### Information shown:
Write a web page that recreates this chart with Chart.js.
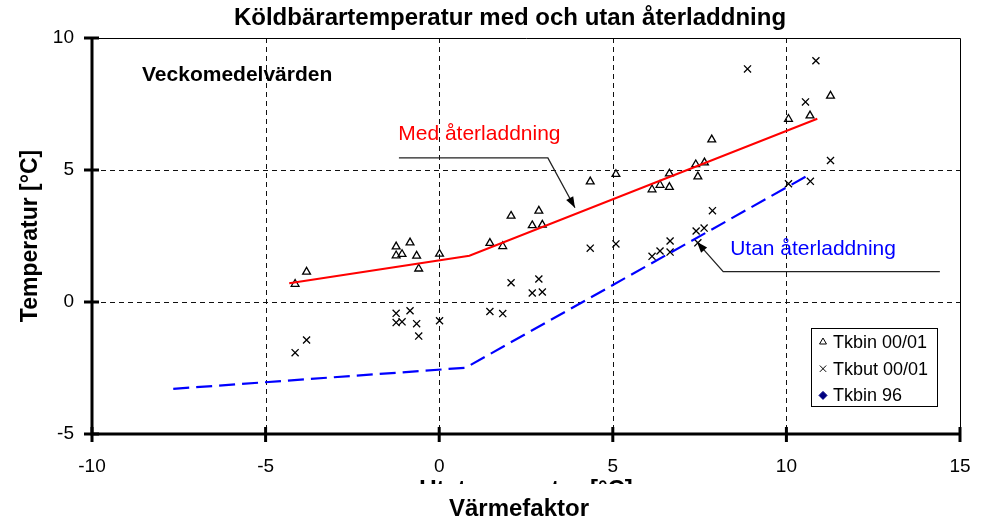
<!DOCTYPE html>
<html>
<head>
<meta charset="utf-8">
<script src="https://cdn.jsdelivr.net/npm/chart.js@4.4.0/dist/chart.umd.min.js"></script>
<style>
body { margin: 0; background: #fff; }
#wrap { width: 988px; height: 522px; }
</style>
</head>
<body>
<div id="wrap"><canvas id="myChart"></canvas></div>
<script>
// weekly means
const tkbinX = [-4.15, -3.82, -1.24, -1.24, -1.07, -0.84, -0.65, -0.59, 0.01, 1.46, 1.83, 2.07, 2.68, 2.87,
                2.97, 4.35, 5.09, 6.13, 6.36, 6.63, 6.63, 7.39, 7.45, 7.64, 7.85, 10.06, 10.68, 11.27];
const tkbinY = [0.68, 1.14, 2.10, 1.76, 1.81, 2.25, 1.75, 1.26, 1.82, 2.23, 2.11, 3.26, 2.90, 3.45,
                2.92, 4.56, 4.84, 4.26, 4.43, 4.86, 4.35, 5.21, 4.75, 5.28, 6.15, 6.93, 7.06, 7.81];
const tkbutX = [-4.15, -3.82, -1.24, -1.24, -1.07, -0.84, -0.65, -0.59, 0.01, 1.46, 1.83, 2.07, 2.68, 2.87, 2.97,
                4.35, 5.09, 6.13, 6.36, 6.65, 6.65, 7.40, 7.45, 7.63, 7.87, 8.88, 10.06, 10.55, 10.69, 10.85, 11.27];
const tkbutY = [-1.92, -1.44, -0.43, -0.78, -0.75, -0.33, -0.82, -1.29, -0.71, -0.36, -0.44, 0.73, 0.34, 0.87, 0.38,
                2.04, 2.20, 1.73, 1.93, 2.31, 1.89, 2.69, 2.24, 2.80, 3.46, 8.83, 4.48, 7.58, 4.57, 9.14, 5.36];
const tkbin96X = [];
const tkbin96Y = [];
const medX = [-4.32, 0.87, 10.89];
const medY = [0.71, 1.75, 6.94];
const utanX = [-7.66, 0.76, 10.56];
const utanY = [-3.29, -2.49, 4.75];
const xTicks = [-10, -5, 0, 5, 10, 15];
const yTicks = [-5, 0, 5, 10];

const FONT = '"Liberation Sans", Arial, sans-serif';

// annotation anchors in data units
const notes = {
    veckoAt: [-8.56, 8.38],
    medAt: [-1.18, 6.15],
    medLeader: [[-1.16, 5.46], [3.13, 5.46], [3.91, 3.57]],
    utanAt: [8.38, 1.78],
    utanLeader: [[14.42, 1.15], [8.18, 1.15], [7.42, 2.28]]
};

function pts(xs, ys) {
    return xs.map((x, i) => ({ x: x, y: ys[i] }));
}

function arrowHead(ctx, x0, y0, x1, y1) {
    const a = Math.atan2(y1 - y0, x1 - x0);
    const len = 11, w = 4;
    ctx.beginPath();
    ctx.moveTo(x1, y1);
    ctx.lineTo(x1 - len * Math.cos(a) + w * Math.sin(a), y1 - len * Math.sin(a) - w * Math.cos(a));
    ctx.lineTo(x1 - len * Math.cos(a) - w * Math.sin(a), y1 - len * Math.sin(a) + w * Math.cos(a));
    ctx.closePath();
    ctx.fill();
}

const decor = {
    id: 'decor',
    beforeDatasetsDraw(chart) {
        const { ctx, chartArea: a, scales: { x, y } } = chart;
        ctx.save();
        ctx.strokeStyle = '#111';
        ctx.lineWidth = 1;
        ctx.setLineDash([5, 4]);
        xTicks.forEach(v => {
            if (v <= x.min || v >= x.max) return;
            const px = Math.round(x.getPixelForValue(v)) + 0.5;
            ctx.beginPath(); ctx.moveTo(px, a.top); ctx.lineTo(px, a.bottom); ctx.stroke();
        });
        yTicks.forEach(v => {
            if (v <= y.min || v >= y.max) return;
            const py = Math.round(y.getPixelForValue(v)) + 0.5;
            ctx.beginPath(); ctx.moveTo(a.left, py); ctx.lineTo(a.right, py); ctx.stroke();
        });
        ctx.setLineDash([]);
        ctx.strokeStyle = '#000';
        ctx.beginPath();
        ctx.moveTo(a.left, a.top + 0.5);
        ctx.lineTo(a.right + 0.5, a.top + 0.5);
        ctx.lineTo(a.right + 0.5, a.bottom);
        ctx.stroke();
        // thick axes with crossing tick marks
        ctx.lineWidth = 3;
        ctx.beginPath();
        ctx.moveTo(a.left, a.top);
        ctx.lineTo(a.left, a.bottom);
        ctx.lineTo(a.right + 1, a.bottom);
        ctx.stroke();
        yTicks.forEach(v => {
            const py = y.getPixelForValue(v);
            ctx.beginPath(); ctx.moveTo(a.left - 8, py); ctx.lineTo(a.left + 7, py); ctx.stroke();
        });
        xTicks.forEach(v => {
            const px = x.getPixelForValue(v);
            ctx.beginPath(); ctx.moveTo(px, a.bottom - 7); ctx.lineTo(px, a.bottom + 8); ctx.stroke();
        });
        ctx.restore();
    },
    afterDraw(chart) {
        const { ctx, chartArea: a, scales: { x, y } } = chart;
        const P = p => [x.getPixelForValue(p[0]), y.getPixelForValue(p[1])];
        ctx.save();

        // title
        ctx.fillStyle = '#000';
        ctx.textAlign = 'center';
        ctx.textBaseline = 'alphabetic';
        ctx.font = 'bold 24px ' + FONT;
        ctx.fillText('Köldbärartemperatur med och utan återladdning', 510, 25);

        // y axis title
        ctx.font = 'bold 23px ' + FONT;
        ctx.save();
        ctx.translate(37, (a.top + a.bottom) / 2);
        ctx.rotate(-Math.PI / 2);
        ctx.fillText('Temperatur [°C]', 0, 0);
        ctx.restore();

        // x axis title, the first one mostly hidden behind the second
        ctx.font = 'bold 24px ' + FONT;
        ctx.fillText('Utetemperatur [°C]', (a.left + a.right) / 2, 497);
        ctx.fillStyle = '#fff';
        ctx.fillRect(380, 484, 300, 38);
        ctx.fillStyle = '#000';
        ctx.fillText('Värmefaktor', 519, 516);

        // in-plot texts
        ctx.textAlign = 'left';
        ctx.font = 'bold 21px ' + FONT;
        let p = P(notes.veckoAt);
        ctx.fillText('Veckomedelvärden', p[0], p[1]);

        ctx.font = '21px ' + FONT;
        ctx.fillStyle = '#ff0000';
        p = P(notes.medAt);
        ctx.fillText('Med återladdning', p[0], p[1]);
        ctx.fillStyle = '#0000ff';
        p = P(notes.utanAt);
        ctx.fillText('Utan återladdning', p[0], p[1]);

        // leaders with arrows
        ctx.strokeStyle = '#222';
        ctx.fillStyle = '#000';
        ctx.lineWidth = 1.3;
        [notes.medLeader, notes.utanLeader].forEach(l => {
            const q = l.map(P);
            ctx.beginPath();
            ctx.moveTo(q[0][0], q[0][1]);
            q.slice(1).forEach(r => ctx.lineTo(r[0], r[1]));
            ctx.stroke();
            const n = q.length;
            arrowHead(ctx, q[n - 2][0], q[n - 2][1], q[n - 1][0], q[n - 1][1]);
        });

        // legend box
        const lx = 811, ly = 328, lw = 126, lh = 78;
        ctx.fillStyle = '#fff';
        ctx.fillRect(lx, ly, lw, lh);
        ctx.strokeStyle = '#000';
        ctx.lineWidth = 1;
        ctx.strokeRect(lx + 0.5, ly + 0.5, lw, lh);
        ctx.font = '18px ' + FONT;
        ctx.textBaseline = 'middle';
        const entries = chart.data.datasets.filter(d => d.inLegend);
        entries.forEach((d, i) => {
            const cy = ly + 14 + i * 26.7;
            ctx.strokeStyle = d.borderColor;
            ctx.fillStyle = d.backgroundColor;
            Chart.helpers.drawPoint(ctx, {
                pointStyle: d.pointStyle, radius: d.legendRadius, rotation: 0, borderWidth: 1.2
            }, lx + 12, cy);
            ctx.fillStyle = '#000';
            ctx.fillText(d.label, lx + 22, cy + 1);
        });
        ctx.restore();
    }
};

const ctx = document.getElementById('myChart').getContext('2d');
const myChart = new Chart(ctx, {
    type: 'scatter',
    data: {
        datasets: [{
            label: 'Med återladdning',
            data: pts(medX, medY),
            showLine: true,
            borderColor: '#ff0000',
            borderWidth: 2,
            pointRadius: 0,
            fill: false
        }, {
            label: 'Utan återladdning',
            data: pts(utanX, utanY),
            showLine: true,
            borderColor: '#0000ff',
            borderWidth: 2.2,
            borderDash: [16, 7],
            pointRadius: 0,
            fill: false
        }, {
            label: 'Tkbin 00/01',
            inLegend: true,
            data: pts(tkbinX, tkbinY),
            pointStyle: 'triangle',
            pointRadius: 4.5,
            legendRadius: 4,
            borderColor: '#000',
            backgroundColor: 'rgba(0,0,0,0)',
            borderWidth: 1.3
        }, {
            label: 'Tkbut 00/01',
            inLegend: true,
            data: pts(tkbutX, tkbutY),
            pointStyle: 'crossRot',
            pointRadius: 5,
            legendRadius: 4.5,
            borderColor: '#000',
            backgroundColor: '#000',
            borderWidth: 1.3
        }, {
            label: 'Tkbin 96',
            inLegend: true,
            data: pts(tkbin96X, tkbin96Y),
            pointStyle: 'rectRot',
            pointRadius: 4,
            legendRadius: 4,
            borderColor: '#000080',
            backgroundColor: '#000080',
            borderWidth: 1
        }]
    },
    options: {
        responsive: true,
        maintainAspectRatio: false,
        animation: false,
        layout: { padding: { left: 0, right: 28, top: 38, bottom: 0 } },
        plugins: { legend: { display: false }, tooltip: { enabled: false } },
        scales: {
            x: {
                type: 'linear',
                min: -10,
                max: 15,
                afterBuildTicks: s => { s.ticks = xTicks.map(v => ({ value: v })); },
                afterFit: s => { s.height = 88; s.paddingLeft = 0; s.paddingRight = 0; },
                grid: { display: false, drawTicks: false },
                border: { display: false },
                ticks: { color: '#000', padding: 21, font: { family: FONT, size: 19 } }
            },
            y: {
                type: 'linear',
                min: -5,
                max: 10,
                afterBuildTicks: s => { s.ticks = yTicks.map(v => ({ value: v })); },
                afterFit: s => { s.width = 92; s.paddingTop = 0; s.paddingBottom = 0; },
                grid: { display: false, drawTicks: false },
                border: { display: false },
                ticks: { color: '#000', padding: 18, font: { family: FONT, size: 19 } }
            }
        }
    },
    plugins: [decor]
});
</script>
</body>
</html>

### Task goal:
Search the data above for the string "with" and return every line that has it.

### The completed task:
Write a web page that recreates this chart with Chart.js.
        // thick axes with crossing tick marks
        // leaders with arrows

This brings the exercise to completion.